The findings for the Assembly regional vote show a broadly similar picture to those for the constituency ballot:
Labour 28% (-1)
Conservative 22% (no change)
Plaid Cymru 20% (-1)
UKIP 14% (+1)
Liberal Democrats 7% (+1)
Others 7% (-3)
Applying once more the assumption of uniform national swing, and also taking into account the projected constituency results just mentioned, our poll provides the following projected outcome for the regional list seats:
North Wales: 2 UKIP, 1 Labour, 1 Plaid
Mid & West Wales: 2 Labour, 2 UKIP
South Wales West: 2 Plaid, 1 Conservative, 1 UKIP
South Wales Central: 2 Conservative, 1 Plaid, 1 UKIP
South Wales East: 2 UKIP, 1 Conservative, 1 Plaid
This, in turn, gives us the following overall projected outcome:
Labour 22 seats (19 constituency, 3 regional)
Conservative 14 seats (10 constituency, 4 regional)
Plaid Cymru 14 seats (69constituency, 5 regional)
UKIP 8 seats (8 regional)
Liberal Democrats 2 seats (2 constituency)
Any such outcome would be Labour’s worst-ever National Assembly election result by a considerable margin.

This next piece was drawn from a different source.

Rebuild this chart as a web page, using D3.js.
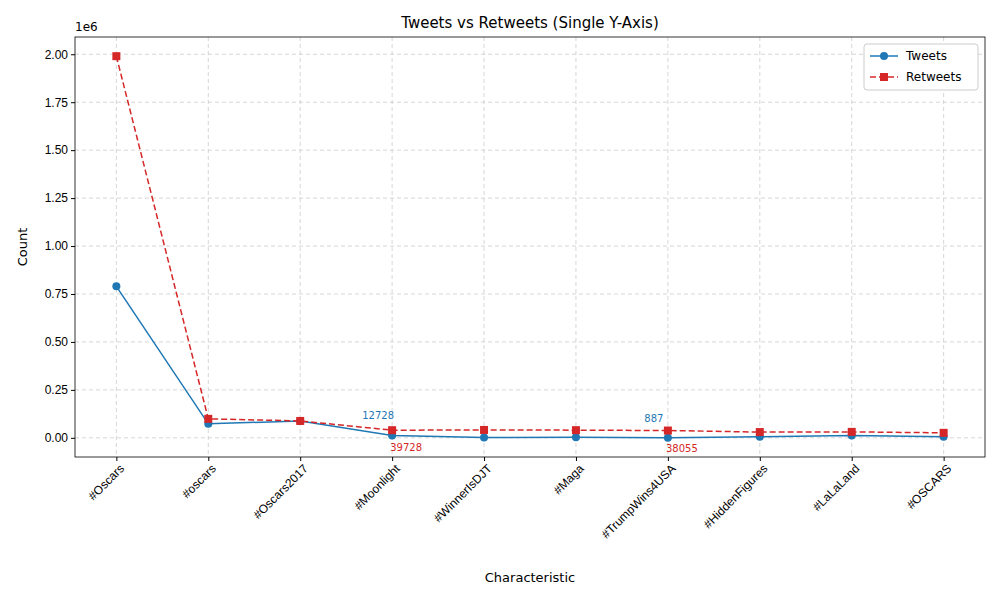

Overall, our new Barometer poll shows the Labour party’s continuing troubles across the UK having a notable impact even in Wales, their longest-standing bastion. The saving grace for Welsh Labour continues to be the lack of a single strong opponent: while Labour’s performance in our new poll is weak, none of their opponents are exactly achieving glittering ratings either. But as our seat projections for the National Assembly show, even without its opponents doing that well, if Labour’s support continues to ebb then the party may pay a very heavy electoral price.